The naturality of the cone construction Let $X$ be a topological space and $CX$ be its corresponding cone. Suppose $g$ is a $n-$ cycle of $X$, I want to show that $g$ is a boundary in $CX$. 
According to the naturality of the cone construction, I can find a map $Cg: \Delta^{n+1} \to CX$, intuitively the boundary of $Cg$ should be $g$. How to calculate the boundary of $Cg$ formally?
 A: First, to set conventions:
$$CX = I\times X/\{1\}\times X$$ $$X \cong \{0\}\times X \subseteq CX$$
$$\Delta^k = \{(t_o,\ldots,t_k) \mid \sum t_i = 1\}\subseteq I^{k+1}$$
We define the vertices $e_m \in \Delta^k$ by $$e_m = (t_0,\ldots,t_k), t_i = 0 \text{ for } i\not = m \text{ and } t_m = 1$$ Now, we identify subsimplices of $\Delta^k$ by listing the $e_m$ in some order, for example $[e_0,\ldots, \hat{e_i},\ldots, e_k]$ is the simplex identified with $\Delta^{k-1}$ by omitting the vertex $e_i$. Of course, omitting no vertices, $[e_0,\ldots, e_k] = \Delta^k$. To avoid excessive indexing, I will abuse notation and use the letters $e_i$ for the standard vertices of any dimensional simplex. It should be clear from the context which dimension we are in.
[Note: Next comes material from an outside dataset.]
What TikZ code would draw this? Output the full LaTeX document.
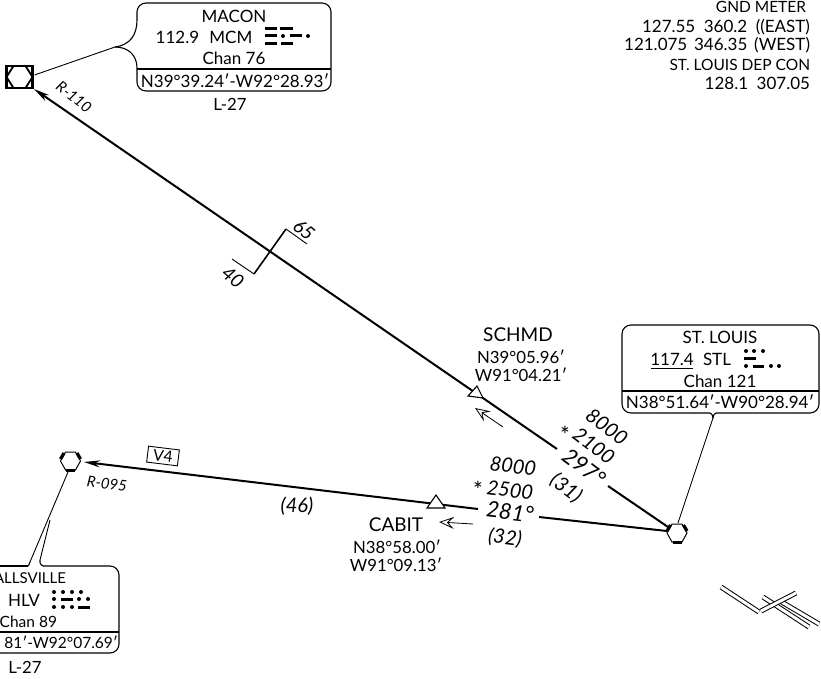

Now, we identify $C\Delta^k\cong \Delta^{k+1}$ via a map:
$$(s,e_i) \mapsto se_0 + (1-s)e_{i+1}$$
In this way, the cone point corresponds to $e_0$. (This map is a homeomorphism by the standard compactness/Hausdorffness argument.)
Now, we define a natural transformation $C: S_*(X) \to S_{*+1}(CX)$ (singular chain functor) by sending a singular simplex $g:\Delta^k \to X$ to $Cg: \Delta^{k+1} \to CX$ (abuse of notation using the identification above). If you compute $\partial Cg$, then by definition you have $$\partial Cg = \sum_{i=0}^{k+1} (-1)^i (Cg)\vert_{[e_0,\ldots,\hat{e_i},\ldots, e_{k+1}]}$$
Now using the above identifications, it should be clear that $$(Cg)\vert_{[e_0,\ldots,\hat{e_i},\ldots, e_{k+1}]} = C(g\vert_{[e_0,\ldots,\hat{e_{i-1}},\ldots, e_{k}]})$$ for $i>0$, and,
$$(Cg)\vert_{[\hat{e_0},\ldots, e_{k+1}]} = g$$
using the identifications above.
Thus, $\partial Cg = g - C(\partial g)$, in other words, $C$ is a (natural) nullhomotopy of the map induced by the inclusion $X\to CX$ on singular chains. It follows immediately that this map sends cycles to boundaries.